Welcome to the benchmarking repo!
Much of our data is stored as .p files using the pickle import. Each file represents a single python data structure which be perfectly maintained when imported into python. The following code snippet will import a .p file and assign its information to a variable 'data':
import pickle
import bz2
data = pickle.load(bz2.BZ2File(new_file_name,'rb'))
Partitions of a graph into districts follow this canonical form: The partition is given as a tuple, with each element representing a node/precinct. The index of the element is its ID in the graph, and the value is its district. District labels are not maintained across multiple partitions, but rather are assigned by order of appearance. So if part is a partition, part[0] will always be 1 bc it appears first, and every node in the same district will also have a value of 1. This form doesn't maintain consistent labeling of districts intentionally because district labels aren't considered important, only the district shapes. Because of this, even if two districts swap labels they will be relabeled as though nothing had changed, so (1,1,2,2) and (2,2,1,1) are equivalent because (2,2,1,1) will be relabeled as (1,1,2,2). ex: (1,2,3,4), (1,1,2,2), and (1,2,1,2) are all in canonical form. (4,3,2,1), (2,2,1,1), and (2,1,1,2) are not. If (1,1,2,2) is inputted in RunDMCMC and the first node is reassigned to the second district it won't be outputted as (2,1,2,2) but rather it will become (1,2,1,1).

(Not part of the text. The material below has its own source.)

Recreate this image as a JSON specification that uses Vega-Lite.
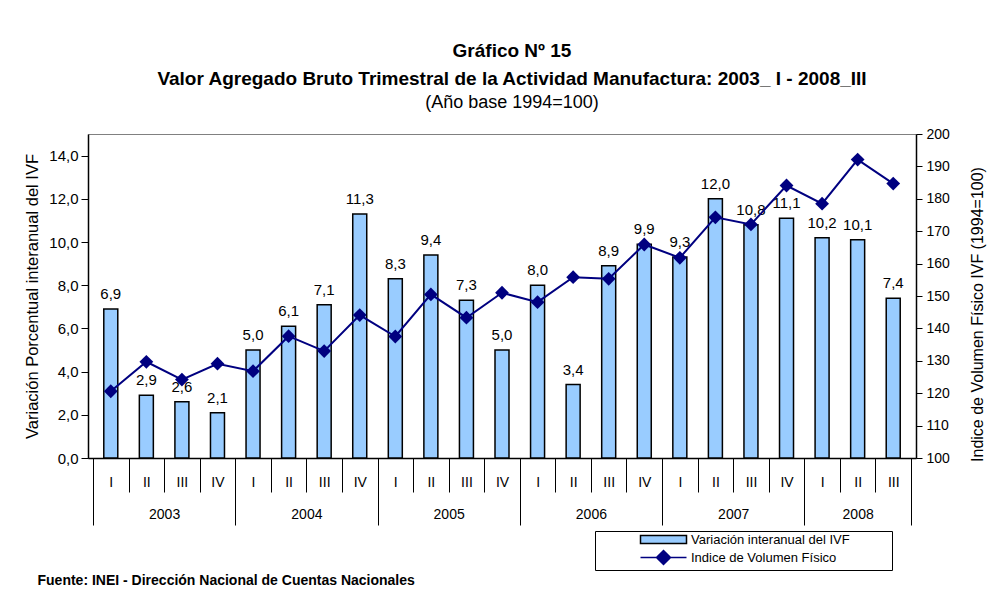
{
  "$schema": "https://vega.github.io/schema/vega-lite/v6.json",
  "width": 828,
  "height": 324,
  "autosize": "none",
  "padding": {"left": 88, "top": 134, "right": 87, "bottom": 142},
  "background": "white",
  "config": {
    "locale": {"number": {"decimal": ",", "thousands": ".", "grouping": [3], "currency": ["", ""]}},
    "font": "Liberation Sans",
    "view": {"stroke": "#808080", "strokeWidth": 1},
    "axis": {"labelFont": "Liberation Sans", "titleFont": "Liberation Sans", "labelColor": "black", "titleColor": "black", "domainColor": "black", "tickColor": "black", "grid": false, "titleFontWeight": "normal"}
  },
  "title": {
    "text": ["Gráfico Nº 15", "Valor Agregado Bruto Trimestral de la Actividad Manufactura: 2003_ I - 2008_III"],
    "subtitle": "(Año base 1994=100)",
    "anchor": "middle",
    "frame": "group",
    "dx": 10,
    "offset": 15,
    "font": "Liberation Sans",
    "fontSize": 19,
    "fontWeight": "bold",
    "lineHeight": 28,
    "color": "black",
    "subtitleFont": "Liberation Sans",
    "subtitleFontSize": 18,
    "subtitleColor": "black",
    "subtitlePadding": 5
  },
  "data": {
    "values": [
      {"i": 1, "year": 2003, "q": "I", "var": 6.9, "ivf": 120.6},
      {"i": 2, "year": 2003, "q": "II", "var": 2.9, "ivf": 129.7},
      {"i": 3, "year": 2003, "q": "III", "var": 2.6, "ivf": 124.2},
      {"i": 4, "year": 2003, "q": "IV", "var": 2.1, "ivf": 129.1},
      {"i": 5, "year": 2004, "q": "I", "var": 5.0, "ivf": 126.8},
      {"i": 6, "year": 2004, "q": "II", "var": 6.1, "ivf": 137.6},
      {"i": 7, "year": 2004, "q": "III", "var": 7.1, "ivf": 133.0},
      {"i": 8, "year": 2004, "q": "IV", "var": 11.3, "ivf": 144.1},
      {"i": 9, "year": 2005, "q": "I", "var": 8.3, "ivf": 137.5},
      {"i": 10, "year": 2005, "q": "II", "var": 9.4, "ivf": 150.5},
      {"i": 11, "year": 2005, "q": "III", "var": 7.3, "ivf": 143.3},
      {"i": 12, "year": 2005, "q": "IV", "var": 5.0, "ivf": 151.0},
      {"i": 13, "year": 2006, "q": "I", "var": 8.0, "ivf": 148.1},
      {"i": 14, "year": 2006, "q": "II", "var": 3.4, "ivf": 155.8},
      {"i": 15, "year": 2006, "q": "III", "var": 8.9, "ivf": 155.3},
      {"i": 16, "year": 2006, "q": "IV", "var": 9.9, "ivf": 165.9},
      {"i": 17, "year": 2007, "q": "I", "var": 9.3, "ivf": 161.8},
      {"i": 18, "year": 2007, "q": "II", "var": 12.0, "ivf": 174.3},
      {"i": 19, "year": 2007, "q": "III", "var": 10.8, "ivf": 172.1},
      {"i": 20, "year": 2007, "q": "IV", "var": 11.1, "ivf": 184.1},
      {"i": 21, "year": 2008, "q": "I", "var": 10.2, "ivf": 178.5},
      {"i": 22, "year": 2008, "q": "II", "var": 10.1, "ivf": 192.1},
      {"i": 23, "year": 2008, "q": "III", "var": 7.4, "ivf": 184.7}
    ]
  },
  "resolve": {"scale": {"y": "independent"}, "axis": {"x": "independent"}},
  "layer": [
    {
      "mark": {"type": "bar", "orient": "vertical", "width": 14, "strokeWidth": 1.5},
      "encoding": {
        "x": {"field": "i", "type": "quantitative", "scale": {"domain": [0.5, 23.5], "nice": false, "zero": false},
          "axis": {"orient": "bottom", "values": [1,2,3,4,5,6,7,8,9,10,11,12,13,14,15,16,17,18,19,20,21,22,23], "labelExpr": "['I','II','III','IV'][(datum.value - 1) % 4]", "ticks": false, "domain": true, "domainWidth": 1.5, "labelPadding": 24, "labelBaseline": "middle", "labelFontSize": 14, "labelFlush": false, "labelOverlap": false, "title": null}},
        "y": {"field": "var", "type": "quantitative", "stack": null, "scale": {"domain": [0, 15], "nice": false},
          "axis": {"orient": "left", "values": [0,2,4,6,8,10,12,14], "format": ".1f", "tickSize": 7, "labelPadding": 3, "labelFontSize": 15, "domainWidth": 1.5, "title": "Variación Porcentual interanual del IVF", "titleFontSize": 16.5, "titlePadding": 8}},
        "stroke": {"datum": "Variación interanual del IVF", "type": "nominal",
          "scale": {"domain": ["Variación interanual del IVF", "Indice de Volumen Físico"], "range": ["#000000", "#000080"]}},
        "color": {"datum": "Variación interanual del IVF", "type": "nominal",
          "scale": {"domain": ["Variación interanual del IVF", "Indice de Volumen Físico"], "range": ["#99CCFF", "#000080"]},
          "legend": {
            "orient": "none", "legendX": 507, "legendY": 397, "title": null,
            "strokeColor": "black", "fillColor": "white", "padding": 2,
            "symbolSize": 100, "symbolStrokeWidth": 1.5, "symbolOffset": 60, "labelOffset": 21,
            "symbolType": {"expr": "datum.value === 'Indice de Volumen Físico' ? 'M-4.6,0H4.6M0,-1.4L1.4,0L0,1.4L-1.4,0Z' : 'M-4.6,-0.8H4.6V0.8H-4.6Z'"},
            "labelFont": "Liberation Sans", "labelFontSize": 13, "labelColor": "black", "rowPadding": 0,
            "labelLimit": 400,
            "labelExpr": "datum.label + '           \u200b'"
          }}
      }
    },
    {
      "mark": {"type": "text", "baseline": "middle", "align": "center", "dy": -15, "fontSize": 15, "font": "Liberation Sans", "color": "black"},
      "encoding": {
        "x": {"field": "i", "type": "quantitative", "scale": {"domain": [0.5, 23.5], "nice": false, "zero": false},
          "axis": {"orient": "bottom", "values": [0.5,1.5,2.5,3.5,4.5,5.5,6.5,7.5,8.5,9.5,10.5,11.5,12.5,13.5,14.5,15.5,16.5,17.5,18.5,19.5,20.5,21.5,22.5,23.5], "labels": false, "domain": false, "ticks": true, "tickSize": 34, "tickWidth": 1, "title": null}},
        "y": {"field": "var", "type": "quantitative", "scale": {"domain": [0, 15], "nice": false}, "axis": null},
        "text": {"field": "var", "type": "quantitative", "format": ".1f"}
      }
    },
    {
      "mark": {"type": "line", "strokeWidth": 2},
      "encoding": {
        "x": {"field": "i", "type": "quantitative", "scale": {"domain": [0.5, 23.5], "nice": false, "zero": false},
          "axis": {"orient": "bottom", "values": [2.5, 6.5, 10.5, 14.5, 18.5, 22], "labelExpr": "toString(floor((datum.value - 0.5) / 4) + 2003)", "ticks": false, "domain": false, "labelPadding": 56, "labelBaseline": "middle", "labelFontSize": 14, "labelFlush": false, "title": null}},
        "y": {"field": "ivf", "type": "quantitative", "scale": {"domain": [100, 200], "nice": false, "zero": false},
          "axis": {"orient": "right", "values": [100,110,120,130,140,150,160,170,180,190,200], "tickSize": 6, "labelPadding": 4, "labelFontSize": 14, "domainWidth": 1.5, "title": "Indice de Volumen Físico IVF (1994=100)", "titleFontSize": 16, "titleAngle": 270, "titlePadding": 36, "titleY": 180}},
        "stroke": {"datum": "Indice de Volumen Físico", "type": "nominal"}
      }
    },
    {
      "mark": {"type": "point", "shape": "diamond", "filled": true, "size": 190, "opacity": 1},
      "encoding": {
        "x": {"field": "i", "type": "quantitative", "scale": {"domain": [0.5, 23.5], "nice": false, "zero": false},
          "axis": {"orient": "bottom", "values": [0.5, 4.5, 8.5, 12.5, 16.5, 20.5, 23.5], "labels": false, "domain": false, "ticks": true, "tickSize": 67, "tickWidth": 1,
            "title": "Fuente: INEI - Dirección Nacional de Cuentas Nacionales", "titleFont": "Liberation Sans", "titleFontWeight": "bold", "titleFontSize": 14, "titleAnchor": "start", "titleAlign": "left", "titleBaseline": "alphabetic", "titleX": -51, "titleY": 126}},
        "y": {"field": "ivf", "type": "quantitative", "scale": {"domain": [100, 200], "nice": false, "zero": false}, "axis": null},
        "color": {"datum": "Indice de Volumen Físico", "type": "nominal"}
      }
    }
  ]
}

RunDMCMC takes in a graph representing a set of adjacent precincts and an initial partition of those precincts into k-many districts. It then 'proposes' an alternate partition, and accepts that partition if it passes certain validity checks (such as requiring that disctricts be continguous or equally populated). If a proposal is accepted it becomes the new input and more proposals are made from it, with each accepted proposal being a 'step'. The following are methods of creating proposals from a base partition:
Single flip:A random edge between two districts is chosen and one of its nodes is randomly flipped into the other's district. Laziness:Because different partitions have a higher or lower degree in the metagraph, some are more likely to appear. The single flip method can be made 'lazy' by making it stay longer at a given partition with probability inversely proportional to its metagraph degree. This is effect creates self loops in the metagraph which are intended to give all nodes equal degree. Files which start with real_degree_lazy perform a costly calculation to measure the exact metagraph degree and weight accordingly. Files starting with approx_lazy use a much faster approximation of degree and weight using that. Files starting with not_lazy don't use laziness at all. Given infinite steps, the real_degree_lazy proposals will sample uniformly from all valid partitions, however it is extremely costly and explores the metagraph much slower than the not lazy proposal method, so for most practical purposes not_lazy is best. Approx_degree is fast enough to run even on large graphs, but it still explores slowly.
Reversible chunk flip: A random edge between two districts is chosen and one of its nodes is randomly flipped into the other's district. Furthermore, other nodes which share an edge and district with the flipped node can be flipped, and their neighobors and so on. Though the probability of flipping decreases exponentially so large flips are unlikely (and are unlikely to result in valid partitions).